For most, the histogram is that weird-looking graph that pops up when you accidentally hit a button on your camera. Instead of frantically trying to make it go away, take some time to figure out what its telling you. It may just help out your shot.
The histogram is simply a graph that shows you the brightness levels of the pixels in your image. The far left represents pure black, the far right represent pure white, and the middle represents every brightness value in between. As for the height of the peaks in your histogram, that represents how many pixels are in that brightness level.
The only thing you really need to watch out for is that you don't have a lot of pixels hitting the far right or left side.
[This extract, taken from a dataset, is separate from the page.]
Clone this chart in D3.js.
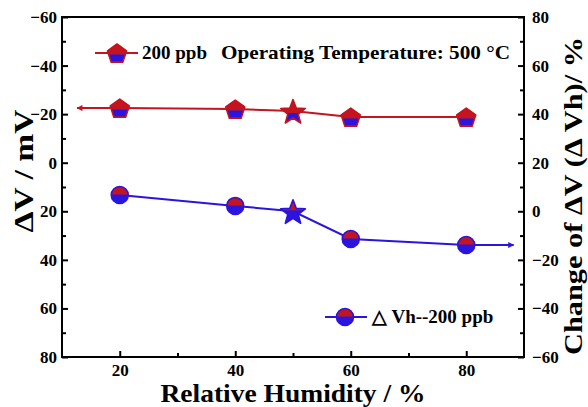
<!DOCTYPE html>
<html lang="en">
<head>
  <meta charset="UTF-8">
  <title>Delta V vs Relative Humidity</title>
  <script src="https://d3js.org/d3.v7.min.js"></script>
  <style>
    body { margin: 0; background: #fff; }
    text { font-family: "Liberation Serif", "Times New Roman", serif; font-weight: bold; fill: #000; }
    .axis path.domain { display: none; }
    .axis line { stroke: #000; stroke-width: 2; }
    .axis text { font-size: 17px; }
    .frame { fill: none; stroke: #000; stroke-width: 2; }
  </style>
</head>
<body>
  <script>
    // data
    const humidity = [20, 40, 50, 60, 80];           // RH %
    const deltaV = [-22.5, -22.1, -21.3, -18.8, -18.8]; // mV, left axis (red)
    const changeVh = [6.7, 2.2, 0, -11.4, -13.9];      // %, right axis (blue)
    const refHumidity = 50;                            // star marker

    const xTicks = [20, 40, 60, 80];
    const xMinor = [30, 50, 70];
    const leftTicks = [-60, -40, -20, 0, 20, 40, 60, 80];
    const leftMinor = [-50, -30, -10, 10, 30, 50, 70];
    const rightTicks = [80, 60, 40, 20, 0, -20, -40, -60];
    const rightMinor = [70, 50, 30, 10, -10, -30, -50];

    const RED = '#c4141e';
    const BLUE = '#2a14e0';

    const W = 588, H = 407;
    const margin = {top: 17, right: 64, bottom: 50, left: 62};
    const width = W - margin.left - margin.right;
    const height = H - margin.top - margin.bottom;

    const x = d3.scaleLinear().domain([10, 90]).range([0, width]);
    const yL = d3.scaleLinear().domain([-60, 80]).range([0, height]);
    const yR = d3.scaleLinear().domain([80, -60]).range([0, height]);

    const svg = d3.select('body').append('svg')
      .attr('width', W).attr('height', H);
    const defs = svg.append('defs');
    const g = svg.append('g').attr('transform', `translate(${margin.left},${margin.top})`);

    // axes (ticks point inward)
    g.append('g').attr('class', 'axis').attr('transform', `translate(0,${height})`)
      .call(d3.axisBottom(x).tickValues(xTicks).tickSize(-6).tickPadding(7));
    g.append('g').attr('class', 'axis').attr('transform', `translate(0,${height})`)
      .call(d3.axisBottom(x).tickValues(xMinor).tickSize(-4).tickFormat(''));

    g.append('g').attr('class', 'axis')
      .call(d3.axisLeft(yL).tickValues(leftTicks).tickSize(-6).tickPadding(5));
    g.append('g').attr('class', 'axis')
      .call(d3.axisLeft(yL).tickValues(leftMinor).tickSize(-4).tickFormat(''));

    g.append('g').attr('class', 'axis').attr('transform', `translate(${width},0)`)
      .call(d3.axisRight(yR).tickValues(rightTicks).tickSize(-6).tickPadding(8));
    g.append('g').attr('class', 'axis').attr('transform', `translate(${width},0)`)
      .call(d3.axisRight(yR).tickValues(rightMinor).tickSize(-4).tickFormat(''));

    g.append('rect').attr('class', 'frame')
      .attr('width', width).attr('height', height);

    // markers: two-tone shapes (top colour / bottom colour)
    let clipId = 0;
    function pentagon(r) {
      return d3.range(5).map(i => {
        const a = -Math.PI / 2 + i * 2 * Math.PI / 5;
        return [r * Math.cos(a), r * Math.sin(a) + 1];
      });
    }
    function star(R, r) {
      return d3.range(10).map(i => {
        const a = -Math.PI / 2 + i * Math.PI / 5;
        const rr = i % 2 ? r : R;
        return [rr * Math.cos(a), rr * Math.sin(a) + 1.5];
      });
    }
    function marker(parent, shape, cx, cy, top, bottom, stroke, split) {
      const m = parent.append('g').attr('transform', `translate(${cx},${cy})`);
      const id = 'clip' + (clipId++);
      defs.append('clipPath').attr('id', id)
        .append('rect').attr('x', -20).attr('y', -20).attr('width', 40).attr('height', 20 + split);
      let make;
      if (shape === 'circle') {
        make = sel => sel.append('circle').attr('r', 8.5);
      } else {
        const pts = shape === 'star' ? star(13, 5.5) : pentagon(10);
        make = sel => sel.append('path').attr('d', d3.line()(pts) + 'Z');
      }
      make(m).attr('fill', bottom);
      make(m).attr('fill', top).attr('clip-path', `url(#${id})`);
      make(m).attr('fill', 'none').attr('stroke', stroke).attr('stroke-width', 1.6)
        .attr('stroke-linejoin', 'round');
    }

    // arrow heads
    function arrowDef(id, color) {
      defs.append('marker').attr('id', id)
        .attr('viewBox', '0 0 10 10').attr('refX', 9).attr('refY', 5)
        .attr('markerWidth', 9).attr('markerHeight', 6).attr('markerUnits', 'userSpaceOnUse')
        .attr('orient', 'auto')
        .append('path').attr('d', 'M0,0L10,5L0,10Z').attr('fill', color);
    }
    arrowDef('arrRed', RED);
    arrowDef('arrBlue', BLUE);

    const redData = humidity.map((h, i) => ({h, v: deltaV[i]}));
    const blueData = humidity.map((h, i) => ({h, v: changeVh[i]}));

    // red series: left axis, arrow pointing to the left axis
    g.append('line')
      .attr('x1', x(redData[0].h)).attr('y1', yL(redData[0].v))
      .attr('x2', x(12.6)).attr('y2', yL(redData[0].v))
      .attr('stroke', RED).attr('stroke-width', 2).attr('marker-end', 'url(#arrRed)');
    g.append('path').datum(redData)
      .attr('d', d3.line().x(d => x(d.h)).y(d => yL(d.v)))
      .attr('fill', 'none').attr('stroke', RED).attr('stroke-width', 2);

    // blue series: right axis, arrow pointing to the right axis
    const lastB = blueData[blueData.length - 1];
    g.append('line')
      .attr('x1', x(lastB.h)).attr('y1', yR(lastB.v))
      .attr('x2', x(88.2)).attr('y2', yR(lastB.v))
      .attr('stroke', BLUE).attr('stroke-width', 2).attr('marker-end', 'url(#arrBlue)');
    g.append('path').datum(blueData)
      .attr('d', d3.line().x(d => x(d.h)).y(d => yR(d.v)))
      .attr('fill', 'none').attr('stroke', BLUE).attr('stroke-width', 2);

    redData.forEach(d => {
      const ref = d.h === refHumidity;
      marker(g, ref ? 'star' : 'pentagon', x(d.h), yL(d.v), RED, BLUE, RED, ref ? 2 : 1.5);
    });
    blueData.forEach(d => {
      const ref = d.h === refHumidity;
      marker(g, ref ? 'star' : 'circle', x(d.h), yR(d.v), RED, BLUE, BLUE, ref ? -1 : -0.5);
    });

    // legends
    const lg1 = svg.append('g');
    lg1.append('line').attr('x1', 95).attr('x2', 138).attr('y1', 53).attr('y2', 53)
      .attr('stroke', RED).attr('stroke-width', 2);
    marker(lg1, 'pentagon', 117, 53, RED, BLUE, RED, 1.5);
    lg1.append('text').attr('x', 142).attr('y', 59).style('font-size', '19px').text('200 ppb');
    svg.append('text').attr('x', 221).attr('y', 59).style('font-size', '19px')
      .attr('textLength', 289).attr('lengthAdjust', 'spacingAndGlyphs')
      .text('Operating Temperature: 500 °C');

    const lg2 = svg.append('g');
    lg2.append('line').attr('x1', 325).attr('x2', 367).attr('y1', 317).attr('y2', 317)
      .attr('stroke', BLUE).attr('stroke-width', 2);
    marker(lg2, 'circle', 345, 317, RED, BLUE, BLUE, -0.5);
    lg2.append('text').attr('x', 372).attr('y', 323).style('font-size', '19px')
      .text('\u25B3 Vh--200 ppb');

    // axis titles
    svg.append('text').attr('x', 293).attr('y', 402).attr('text-anchor', 'middle')
      .style('font-size', '25px')
      .attr('textLength', 265).attr('lengthAdjust', 'spacingAndGlyphs')
      .text('Relative Humidity / %');
    svg.append('text').attr('transform', 'translate(33,171) rotate(-90)')
      .attr('text-anchor', 'middle').style('font-size', '27px')
      .attr('textLength', 123).attr('lengthAdjust', 'spacingAndGlyphs')
      .text('\u0394V / mV');
    svg.append('text').attr('transform', 'translate(582,196) rotate(-90)')
      .attr('text-anchor', 'middle').style('font-size', '25px')
      .attr('textLength', 318).attr('lengthAdjust', 'spacingAndGlyphs')
      .text('Change of \u0394V (\u0394 Vh)/ %');
  </script>
</body>
</html>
These pixels will be pure white/black and have no chance of being recovered in post due to clipping. If that's what you are intending to do, I'd recommend not hitting either side too much as you can always adjust your image in post to hit them. This way you'll have a much larger dynamic range to play with and can increase or decrease the exposure to your liking.
Your camera may have a "highlight warning" mode or "zebra pattern" mode where you will see areas flashing that are hitting pure black and pure white. Just know if you are shooting a sunrise/sunset, the sun will almost always hit pure white unless you are shooting very under exposed.
I use the histogram often when shooting long exposure landscape shots to make sure I don't have too many pixels hitting pure black. With the filters I use, it's easy to cause certain areas to become too dark. Seeing the histogram lets me know if I should increase my exposure which I often do by up to +1 stop.
Hope that helps explain the histogram. It's not hard to understand, but can be hard to utilize.